State leaders' instructions for agencies to identify additional 10 percent budget cuts in the next two-year budget cycle mean more fee cuts may come next summer. Experts say further reductions could drive off doctors, dump more patients on hospital emergency rooms and ensure a rocky start for the federal health care overhaul, which by conservative estimates could add 1.5 million Texans to Medicaid by 2015.

The cut demonstrates a potentially recurring problem with budget cuts as state leaders contemplate a shortfall that could hit $18 billion: Cuts that lawmakers make now to programs that are already stretched thin could cause deeper long-term woes.

Medicaid, which covers about 3.3 million poor and disabled Texans, has steadily lost doctors over the past two decades. (Participation improved slightly after 2007, when the Legislature approved fee hikes, mainly for pediatric services as part of a settlement to a long-running class-action lawsuit.) 

According to the Health and Human Services Commission, the program's overseer, only about 15,000 of the state's 48,700 practicing doctors are active in Medicaid. A recent study by Irving-based Merritt Hawkins & Associates, a doctor recruitment firm, found that across five specialties, including obstetrics/gynecology and family practice, the combined Medicaid acceptance rate is just 38.6 percent in Dallas, the lowest in 15 major U.S. metro markets surveyed.

With the state facing a budget shortfall for the next two years of as much as $18 billion, the job of holding together enough doctors to serve Medicaid patients falls to state social services czar Tom Suehs.

Suehs, head of the Health and Human Services Commission, has said he's sensitive to doctors' gripes about low Medicaid payments, even as state GOP leaders order him to scrub programs for savings.

Cross-currents of federal policy complicate Suehs' task. In Medicare, the seniors' program, doctors have faced repeated threats of fee cuts. Last month, Congress staved off a 21 percent cut.

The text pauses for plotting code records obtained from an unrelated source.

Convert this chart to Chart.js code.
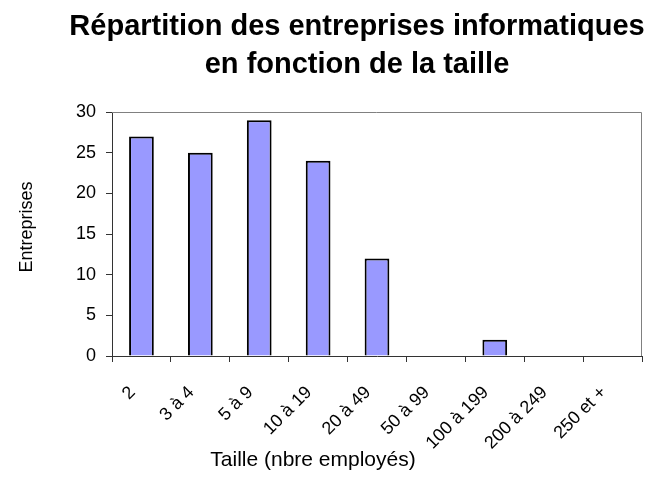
<!DOCTYPE html>
<html>
<head>
<meta charset="utf-8">
<script src="https://cdn.jsdelivr.net/npm/chart.js@4"></script>
<style>
  html, body { margin: 0; padding: 0; background: #fff; }
  #wrap { width: 653px; height: 478px; }
</style>
</head>
<body>
<div id="wrap"><canvas id="chart1" width="653" height="478"></canvas></div>
<script>
// Données
const categories = ['2', '3 à 4', '5 à 9', '10 à 19', '20 à 49', '50 à 99', '100 à 199', '200 à 249', '250 et +'];
const entreprises = [27, 25, 29, 24, 12, 0, 2, 0, 0];
const yTicks = [0, 5, 10, 15, 20, 25, 30];

const titleLines = ['Répartition des entreprises informatiques', 'en fonction de la taille'];
const xTitle = 'Taille (nbre employés)';
const yTitle = 'Entreprises';

const FONT = '"Liberation Sans", Arial, sans-serif';

// Titres dessinés à la main + cadre gris de la zone de tracé
const decorPlugin = {
    id: 'decor',
    beforeDatasetsDraw(chart) {
        const { ctx, chartArea: a } = chart;
        ctx.save();
        ctx.strokeStyle = '#808080';
        ctx.lineWidth = 1;
        ctx.beginPath();
        ctx.moveTo(a.left, a.top + 0.5);
        ctx.lineTo(a.right - 0.5, a.top + 0.5);
        ctx.lineTo(a.right - 0.5, a.bottom);
        ctx.stroke();
        ctx.restore();
    },
    afterDraw(chart) {
        const ctx = chart.ctx;
        ctx.save();
        ctx.fillStyle = '#000';
        ctx.textAlign = 'center';
        ctx.textBaseline = 'alphabetic';

        ctx.font = 'bold 29px ' + FONT;
        ctx.fillText(titleLines[0], 357, 35);
        ctx.fillText(titleLines[1], 357, 73);

        ctx.font = '21px ' + FONT;
        ctx.fillText(xTitle, 313, 466);

        ctx.font = '18px ' + FONT;
        ctx.translate(32, 227);
        ctx.rotate(-Math.PI / 2);
        ctx.fillText(yTitle, 0, 0);
        ctx.restore();
    }
};

const ctx = document.getElementById('chart1').getContext('2d');
new Chart(ctx, {
    type: 'bar',
    data: {
        labels: categories,
        datasets: [{
            label: yTitle,
            data: entreprises,
            backgroundColor: '#9999ff',
            borderColor: '#000000',
            borderWidth: 2,
            categoryPercentage: 1,
            barPercentage: 0.42
        }]
    },
    options: {
        responsive: false,
        animation: false,
        layout: { padding: { top: 112, right: 11, bottom: 0, left: 0 } },
        plugins: {
            legend: { display: false },
            tooltip: { enabled: false }
        },
        scales: {
            x: {
                offset: true,
                grid: { offset: true, drawOnChartArea: false, tickLength: 6, color: '#333' },
                border: { color: '#333', width: 1 },
                ticks: {
                    color: '#000',
                    font: { family: FONT, size: 18 },
                    minRotation: 45,
                    maxRotation: 45,
                    padding: 20,
                    labelOffset: -9,
                    autoSkip: false
                },
                afterFit(scale) { scale.height = 122; }
            },
            y: {
                min: 0,
                max: 30,
                afterBuildTicks(scale) { scale.ticks = yTicks.map(v => ({ value: v })); },
                grid: { drawOnChartArea: false, tickLength: 6, color: '#333' },
                border: { color: '#333', width: 1 },
                ticks: {
                    color: '#000',
                    font: { family: FONT, size: 18 },
                    padding: 10
                },
                afterFit(scale) { scale.width = 112; }
            }
        }
    },
    plugins: [decorPlugin]
});
</script>
</body>
</html>
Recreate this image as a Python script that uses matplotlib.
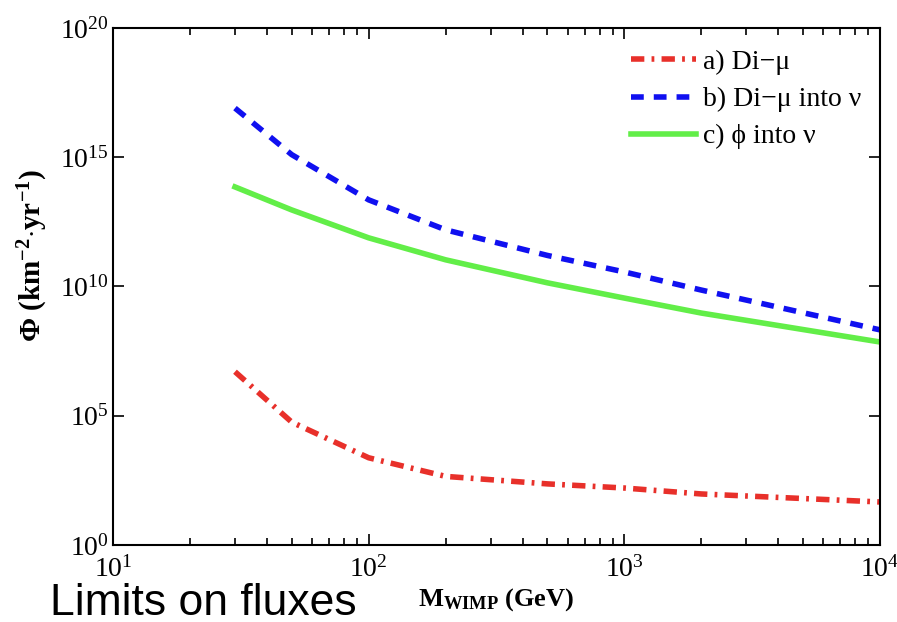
import numpy as np
import matplotlib
matplotlib.use("Agg")
import matplotlib.pyplot as plt
from matplotlib.ticker import LogLocator, NullLocator, FixedLocator

# ---------------------------
# Data
# ---------------------------
MASS = [30, 50, 100, 200, 500, 1000, 2000, 10000]  # GeV
LOG_DI_MU = [6.7, 4.75, 3.37, 2.65, 2.36, 2.2, 1.97, 1.66]
LOG_DI_MU_NU = [16.9, 15.1, 13.35, 12.19, 11.2, 10.56, 9.86, 8.32]
LOG_PHI_NU = [13.85, 12.96, 11.88, 11.03, 10.14, 9.55, 8.97, 7.85]

LABELS = ["a) Di\u2212\u03bc", "b) Di\u2212\u03bc into \u03bd", "c) \u03d5 into \u03bd"]
Y_TICKS = [1e0, 1e5, 1e10, 1e15, 1e20]

SERIF = ["Liberation Serif", "DejaVu Serif"]

plt.rcParams["font.family"] = SERIF
plt.rcParams["mathtext.fontset"] = "custom"
plt.rcParams["mathtext.rm"] = "Liberation Serif"
plt.rcParams["mathtext.it"] = "Liberation Serif:italic"
plt.rcParams["mathtext.bf"] = "Liberation Serif:bold"

fig = plt.figure(figsize=(8.97, 6.22), dpi=100)
ax = fig.add_axes([0.126, 0.124, 0.855, 0.831])

x = np.array(MASS, dtype=float)
ax.plot(x, 10 ** np.array(LOG_DI_MU), color="#e8302a", lw=4,
        dashes=(2.4, 1.3, 0.5, 1.3), label=LABELS[0])
ax.plot(x, 10 ** np.array(LOG_DI_MU_NU), color="#1010f0", lw=4,
        dashes=(2.3, 1.8), label=LABELS[1])
ax.plot(x, 10 ** np.array(LOG_PHI_NU), color="#62ee48", lw=4,
        label=LABELS[2])

ax.set_xscale("log")
ax.set_yscale("log")
ax.set_xlim(10, 1e4)
ax.set_ylim(1, 1e20)

ax.yaxis.set_major_locator(FixedLocator(Y_TICKS))
ax.yaxis.set_minor_locator(NullLocator())
ax.xaxis.set_major_locator(LogLocator(base=10))
ax.xaxis.set_minor_locator(LogLocator(base=10, subs=np.arange(2, 10)))

ax.tick_params(which="both", direction="in", top=True, right=True,
               labelsize=20, width=1.2)
ax.tick_params(which="major", length=8)
ax.tick_params(axis="y", which="major", pad=3)
ax.tick_params(axis="x", which="major", pad=8)
ax.tick_params(which="minor", length=5)
for s in ax.spines.values():
    s.set_linewidth(1.5)

ax.set_ylabel(r"$\mathbf{\Phi}$ (km$^{\mathbf{-2}}$$\cdot$yr$^{\mathbf{-1}}$)",
              fontsize=21, fontweight="bold")
ax.yaxis.set_label_coords(-0.082, 0.56)
ax.set_xlabel(r"M$_{\mathbf{WIMP}}$ (GeV)", fontsize=19, fontweight="bold")
ax.xaxis.set_label_coords(0.5, -0.106)
ax.xaxis.label.set_va("center")

leg = ax.legend(loc="upper left", bbox_to_anchor=(0.675, 0.958),
                frameon=False, fontsize=20, handlelength=2.35,
                handletextpad=0.25, labelspacing=0.42,
                borderaxespad=0, borderpad=0)

fig.text(0.056, 0.012, "Limits on fluxes", fontsize=32, va="baseline",
         family=["Liberation Sans", "DejaVu Sans"])

fig.savefig("out.png", dpi=100)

In the March survey by the Texas Medical Association, 33 percent of doctors said that because of the ongoing problems with Medicare fees, they've already limited how many Medicaid patients they'll take. Another 39 percent said they also will or may curtail their Medicaid clientele.

And in 2014, there will be huge new demands for care. The federal health care overhaul will put more poor adults on Medicaid and bring along many children who are eligible but not yet enrolled.

Late last month, while protesting the 1 percent payment cuts, a coalition of doctor groups warned that unless Texas entices more doctors into Medicaid in the next few years, the federal overhaul will become "an empty promise" for millions of Texans.